(Dataset rows)
====

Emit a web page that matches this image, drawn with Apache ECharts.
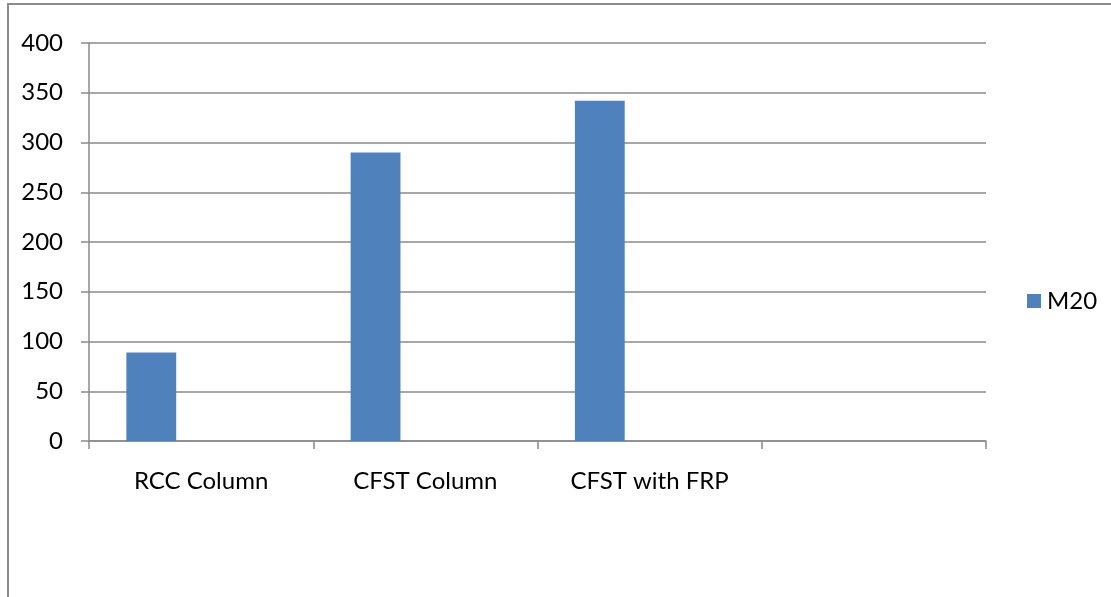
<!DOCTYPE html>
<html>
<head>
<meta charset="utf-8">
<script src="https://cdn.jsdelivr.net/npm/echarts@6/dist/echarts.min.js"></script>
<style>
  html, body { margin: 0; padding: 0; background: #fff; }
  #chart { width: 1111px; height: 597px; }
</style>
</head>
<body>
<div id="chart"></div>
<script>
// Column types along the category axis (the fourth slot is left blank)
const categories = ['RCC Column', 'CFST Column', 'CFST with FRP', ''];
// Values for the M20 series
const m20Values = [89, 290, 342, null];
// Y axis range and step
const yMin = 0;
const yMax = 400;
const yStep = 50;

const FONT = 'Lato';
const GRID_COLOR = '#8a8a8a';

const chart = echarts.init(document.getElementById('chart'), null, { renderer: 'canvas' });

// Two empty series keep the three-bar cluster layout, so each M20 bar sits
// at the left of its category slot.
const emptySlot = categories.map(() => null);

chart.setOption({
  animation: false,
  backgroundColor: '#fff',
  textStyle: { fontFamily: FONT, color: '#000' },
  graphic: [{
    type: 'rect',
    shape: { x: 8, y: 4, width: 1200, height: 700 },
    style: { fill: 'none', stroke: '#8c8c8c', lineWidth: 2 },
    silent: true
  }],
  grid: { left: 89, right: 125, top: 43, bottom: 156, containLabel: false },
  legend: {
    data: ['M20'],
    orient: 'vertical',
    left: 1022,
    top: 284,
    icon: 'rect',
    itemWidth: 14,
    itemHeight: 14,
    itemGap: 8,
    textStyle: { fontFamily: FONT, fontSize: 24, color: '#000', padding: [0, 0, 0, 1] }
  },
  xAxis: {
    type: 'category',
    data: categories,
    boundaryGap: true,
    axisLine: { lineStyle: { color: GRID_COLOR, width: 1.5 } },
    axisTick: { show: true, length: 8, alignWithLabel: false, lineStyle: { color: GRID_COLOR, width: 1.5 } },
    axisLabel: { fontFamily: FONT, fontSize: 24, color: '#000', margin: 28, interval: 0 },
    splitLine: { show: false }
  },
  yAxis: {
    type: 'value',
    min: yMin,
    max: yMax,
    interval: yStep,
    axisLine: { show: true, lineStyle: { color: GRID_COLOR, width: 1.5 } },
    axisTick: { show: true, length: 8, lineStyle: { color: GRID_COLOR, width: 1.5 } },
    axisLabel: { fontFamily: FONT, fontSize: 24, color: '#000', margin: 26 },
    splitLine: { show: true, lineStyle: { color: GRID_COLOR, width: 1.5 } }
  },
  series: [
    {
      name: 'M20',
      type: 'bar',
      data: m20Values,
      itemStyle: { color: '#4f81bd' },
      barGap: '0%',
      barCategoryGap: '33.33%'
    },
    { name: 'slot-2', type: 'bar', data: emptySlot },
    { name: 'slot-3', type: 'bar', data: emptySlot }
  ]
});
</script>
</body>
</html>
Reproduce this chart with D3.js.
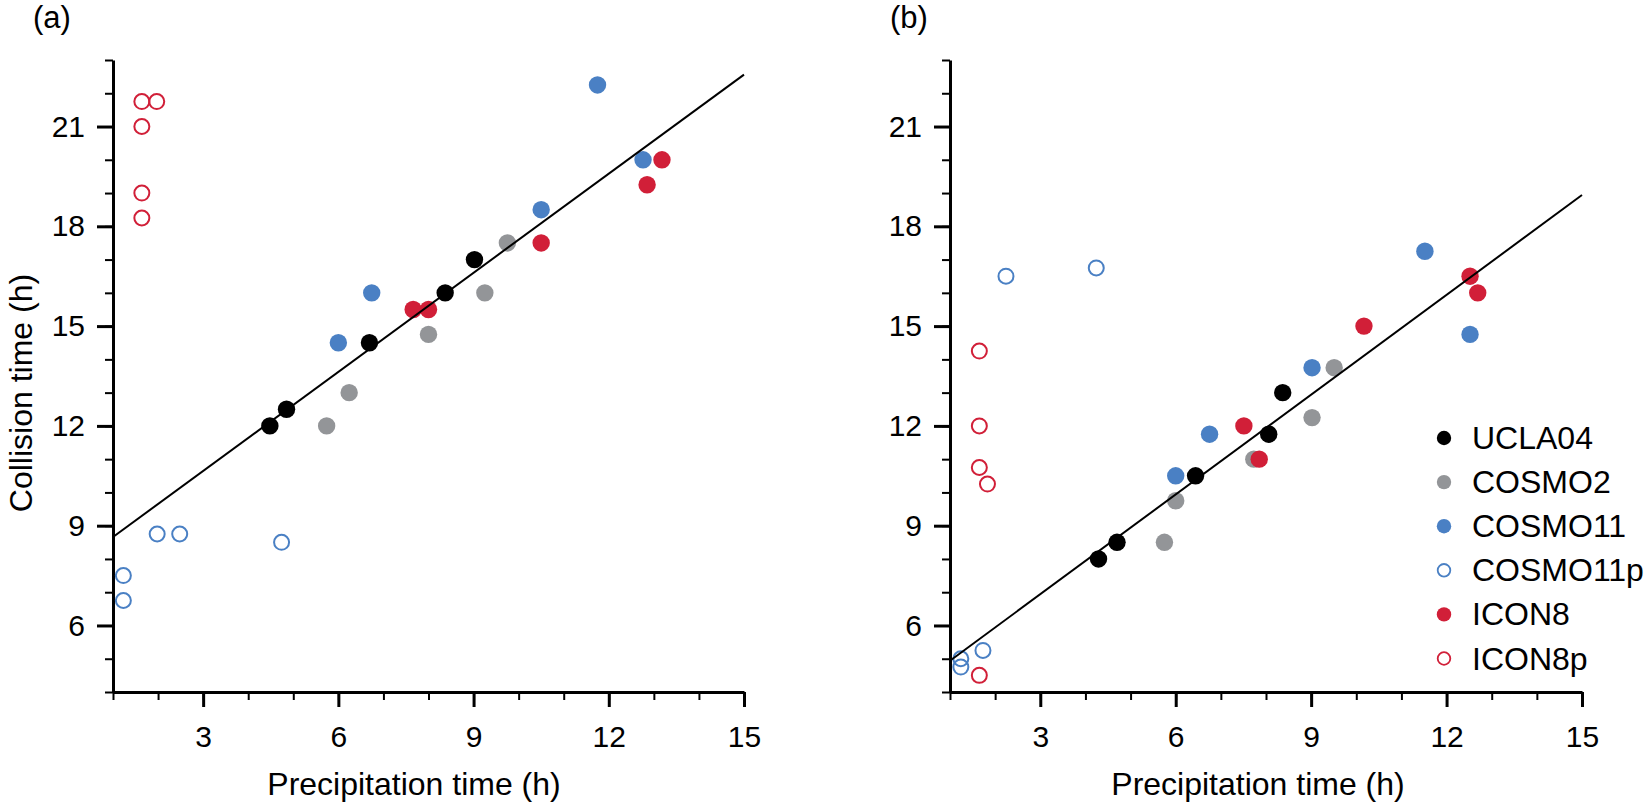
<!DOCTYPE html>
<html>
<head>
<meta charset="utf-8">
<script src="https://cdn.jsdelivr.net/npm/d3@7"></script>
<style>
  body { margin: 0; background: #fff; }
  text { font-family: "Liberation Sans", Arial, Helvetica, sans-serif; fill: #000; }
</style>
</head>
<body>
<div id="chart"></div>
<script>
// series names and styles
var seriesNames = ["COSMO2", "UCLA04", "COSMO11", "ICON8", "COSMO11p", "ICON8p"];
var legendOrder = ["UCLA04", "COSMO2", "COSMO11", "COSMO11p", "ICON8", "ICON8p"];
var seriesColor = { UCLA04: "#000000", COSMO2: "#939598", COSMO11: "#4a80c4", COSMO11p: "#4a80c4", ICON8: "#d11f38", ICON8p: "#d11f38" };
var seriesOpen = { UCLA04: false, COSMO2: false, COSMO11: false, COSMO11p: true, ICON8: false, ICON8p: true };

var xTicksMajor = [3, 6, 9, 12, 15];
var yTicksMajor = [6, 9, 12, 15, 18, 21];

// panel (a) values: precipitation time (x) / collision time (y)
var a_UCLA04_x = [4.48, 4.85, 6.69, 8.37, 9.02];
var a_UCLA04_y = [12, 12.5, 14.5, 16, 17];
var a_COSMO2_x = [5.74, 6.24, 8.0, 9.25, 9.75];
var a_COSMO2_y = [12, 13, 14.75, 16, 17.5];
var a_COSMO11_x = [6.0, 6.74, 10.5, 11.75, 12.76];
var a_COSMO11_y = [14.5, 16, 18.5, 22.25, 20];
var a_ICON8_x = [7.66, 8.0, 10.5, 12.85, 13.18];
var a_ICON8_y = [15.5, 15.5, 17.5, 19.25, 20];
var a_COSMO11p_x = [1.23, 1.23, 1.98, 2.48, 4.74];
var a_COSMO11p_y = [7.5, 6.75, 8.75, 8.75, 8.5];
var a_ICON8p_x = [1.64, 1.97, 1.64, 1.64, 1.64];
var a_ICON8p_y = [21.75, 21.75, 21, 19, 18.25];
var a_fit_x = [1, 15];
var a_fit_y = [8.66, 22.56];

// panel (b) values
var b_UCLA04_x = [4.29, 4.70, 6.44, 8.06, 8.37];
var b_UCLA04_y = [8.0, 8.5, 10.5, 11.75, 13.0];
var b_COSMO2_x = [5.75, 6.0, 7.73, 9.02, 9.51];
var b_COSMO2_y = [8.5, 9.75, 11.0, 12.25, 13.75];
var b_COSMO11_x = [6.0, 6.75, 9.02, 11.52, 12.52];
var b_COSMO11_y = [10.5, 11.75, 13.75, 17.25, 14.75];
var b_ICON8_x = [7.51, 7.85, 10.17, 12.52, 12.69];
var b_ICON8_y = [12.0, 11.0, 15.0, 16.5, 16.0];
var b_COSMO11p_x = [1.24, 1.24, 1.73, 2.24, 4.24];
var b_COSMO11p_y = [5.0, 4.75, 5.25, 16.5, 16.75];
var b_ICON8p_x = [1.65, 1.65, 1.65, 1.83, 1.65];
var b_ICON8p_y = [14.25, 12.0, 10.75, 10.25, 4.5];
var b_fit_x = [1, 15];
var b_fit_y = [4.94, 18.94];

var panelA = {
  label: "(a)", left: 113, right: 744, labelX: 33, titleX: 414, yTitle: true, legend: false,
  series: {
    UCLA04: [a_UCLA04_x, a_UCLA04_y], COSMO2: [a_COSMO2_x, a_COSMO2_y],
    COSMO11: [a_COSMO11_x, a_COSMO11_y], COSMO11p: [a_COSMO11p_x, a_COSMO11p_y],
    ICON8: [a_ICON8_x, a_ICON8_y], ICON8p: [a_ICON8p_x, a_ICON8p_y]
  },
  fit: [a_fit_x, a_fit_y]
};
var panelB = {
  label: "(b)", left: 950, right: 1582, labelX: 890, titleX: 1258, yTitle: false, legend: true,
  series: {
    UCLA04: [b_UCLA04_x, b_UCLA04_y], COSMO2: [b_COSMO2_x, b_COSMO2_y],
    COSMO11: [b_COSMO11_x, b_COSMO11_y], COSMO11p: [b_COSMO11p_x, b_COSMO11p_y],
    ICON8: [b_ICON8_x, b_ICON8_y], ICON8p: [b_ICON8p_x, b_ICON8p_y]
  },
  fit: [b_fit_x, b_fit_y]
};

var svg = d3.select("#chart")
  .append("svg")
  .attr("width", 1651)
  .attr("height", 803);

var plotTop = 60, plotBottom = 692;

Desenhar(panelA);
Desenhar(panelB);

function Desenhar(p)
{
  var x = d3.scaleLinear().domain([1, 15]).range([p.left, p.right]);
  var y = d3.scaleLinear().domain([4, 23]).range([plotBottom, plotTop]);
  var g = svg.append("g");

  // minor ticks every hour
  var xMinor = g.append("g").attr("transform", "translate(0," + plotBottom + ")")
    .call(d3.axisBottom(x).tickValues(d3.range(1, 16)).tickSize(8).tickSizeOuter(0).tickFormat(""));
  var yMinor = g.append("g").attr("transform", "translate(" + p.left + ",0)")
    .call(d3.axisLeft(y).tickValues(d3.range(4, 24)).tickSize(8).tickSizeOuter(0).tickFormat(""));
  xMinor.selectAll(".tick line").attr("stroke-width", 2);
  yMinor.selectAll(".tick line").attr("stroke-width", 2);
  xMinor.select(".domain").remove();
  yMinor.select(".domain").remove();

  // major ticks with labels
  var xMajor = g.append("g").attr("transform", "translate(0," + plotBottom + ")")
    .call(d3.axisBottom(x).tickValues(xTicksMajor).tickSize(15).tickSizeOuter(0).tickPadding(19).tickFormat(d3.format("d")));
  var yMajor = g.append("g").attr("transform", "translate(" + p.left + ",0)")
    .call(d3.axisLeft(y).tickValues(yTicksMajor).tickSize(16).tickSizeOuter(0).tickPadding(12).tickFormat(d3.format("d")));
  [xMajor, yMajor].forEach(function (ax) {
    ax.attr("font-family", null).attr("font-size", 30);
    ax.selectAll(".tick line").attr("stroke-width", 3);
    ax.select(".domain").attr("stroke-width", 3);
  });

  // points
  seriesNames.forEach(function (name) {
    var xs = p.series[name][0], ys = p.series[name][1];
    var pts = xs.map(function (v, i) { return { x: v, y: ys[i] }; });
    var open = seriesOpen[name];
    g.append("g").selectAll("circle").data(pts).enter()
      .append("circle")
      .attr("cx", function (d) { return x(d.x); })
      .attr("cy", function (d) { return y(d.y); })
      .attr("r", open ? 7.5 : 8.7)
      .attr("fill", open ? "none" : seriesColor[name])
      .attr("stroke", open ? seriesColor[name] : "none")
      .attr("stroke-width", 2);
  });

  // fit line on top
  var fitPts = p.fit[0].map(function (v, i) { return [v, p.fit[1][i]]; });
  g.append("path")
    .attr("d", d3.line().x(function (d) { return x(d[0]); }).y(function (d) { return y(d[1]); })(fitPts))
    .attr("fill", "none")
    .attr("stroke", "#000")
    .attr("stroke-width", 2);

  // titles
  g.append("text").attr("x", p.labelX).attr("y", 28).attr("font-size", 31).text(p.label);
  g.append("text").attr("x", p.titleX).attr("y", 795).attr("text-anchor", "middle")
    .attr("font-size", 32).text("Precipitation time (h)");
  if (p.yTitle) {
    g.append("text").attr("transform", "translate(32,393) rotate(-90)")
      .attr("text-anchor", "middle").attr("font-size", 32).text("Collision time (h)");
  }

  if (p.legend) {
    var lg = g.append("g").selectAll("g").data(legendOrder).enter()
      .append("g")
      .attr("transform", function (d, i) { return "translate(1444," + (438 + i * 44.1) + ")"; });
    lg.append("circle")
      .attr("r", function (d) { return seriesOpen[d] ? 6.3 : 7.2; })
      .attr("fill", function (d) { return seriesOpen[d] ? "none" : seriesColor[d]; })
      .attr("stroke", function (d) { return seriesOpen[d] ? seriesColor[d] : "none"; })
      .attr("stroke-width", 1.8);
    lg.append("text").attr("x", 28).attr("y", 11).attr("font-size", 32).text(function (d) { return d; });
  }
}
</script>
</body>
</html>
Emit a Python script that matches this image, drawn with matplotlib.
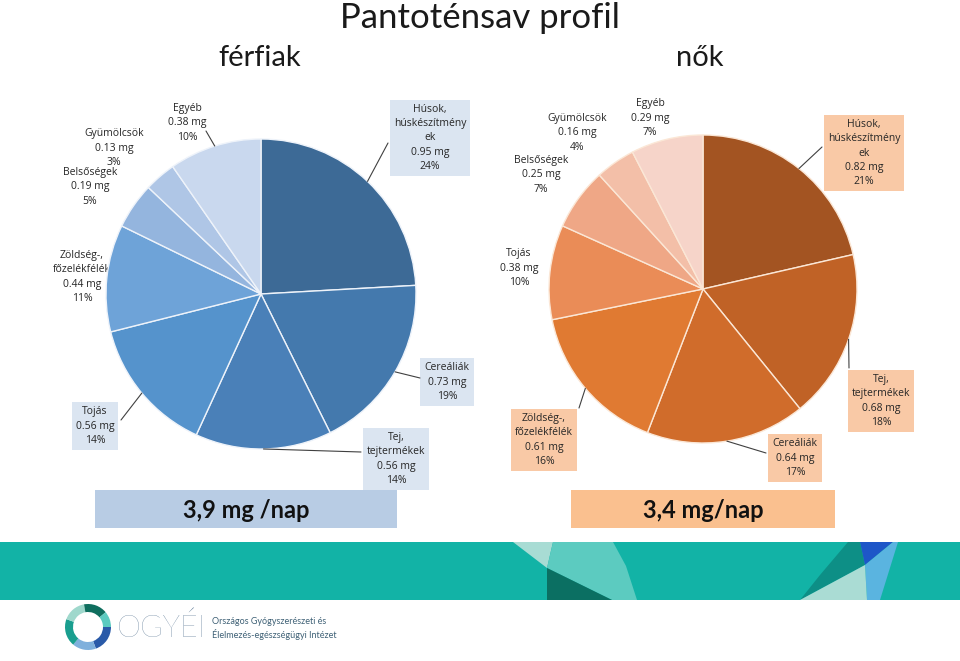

====

Problem to solve
Extract, word for word, each line from the top of the data down to and including the line with "const emptySlot = categories.map(() => null);"; skip the pictures.

Answer in full
Emit a web page that matches this image, drawn with Apache ECharts.
<!DOCTYPE html>
<html>
<head>
<meta charset="utf-8">
<script src="https://cdn.jsdelivr.net/npm/echarts@6/dist/echarts.min.js"></script>
<style>
  html, body { margin: 0; padding: 0; background: #fff; }
  #chart { width: 1111px; height: 597px; }
</style>
</head>
<body>
<div id="chart"></div>
<script>
// Column types along the category axis (the fourth slot is left blank)
const categories = ['RCC Column', 'CFST Column', 'CFST with FRP', ''];
// Values for the M20 series
const m20Values = [89, 290, 342, null];
// Y axis range and step
const yMin = 0;
const yMax = 400;
const yStep = 50;

const FONT = 'Lato';
const GRID_COLOR = '#8a8a8a';

const chart = echarts.init(document.getElementById('chart'), null, { renderer: 'canvas' });

// Two empty series keep the three-bar cluster layout, so each M20 bar sits
// at the left of its category slot.
const emptySlot = categories.map(() => null);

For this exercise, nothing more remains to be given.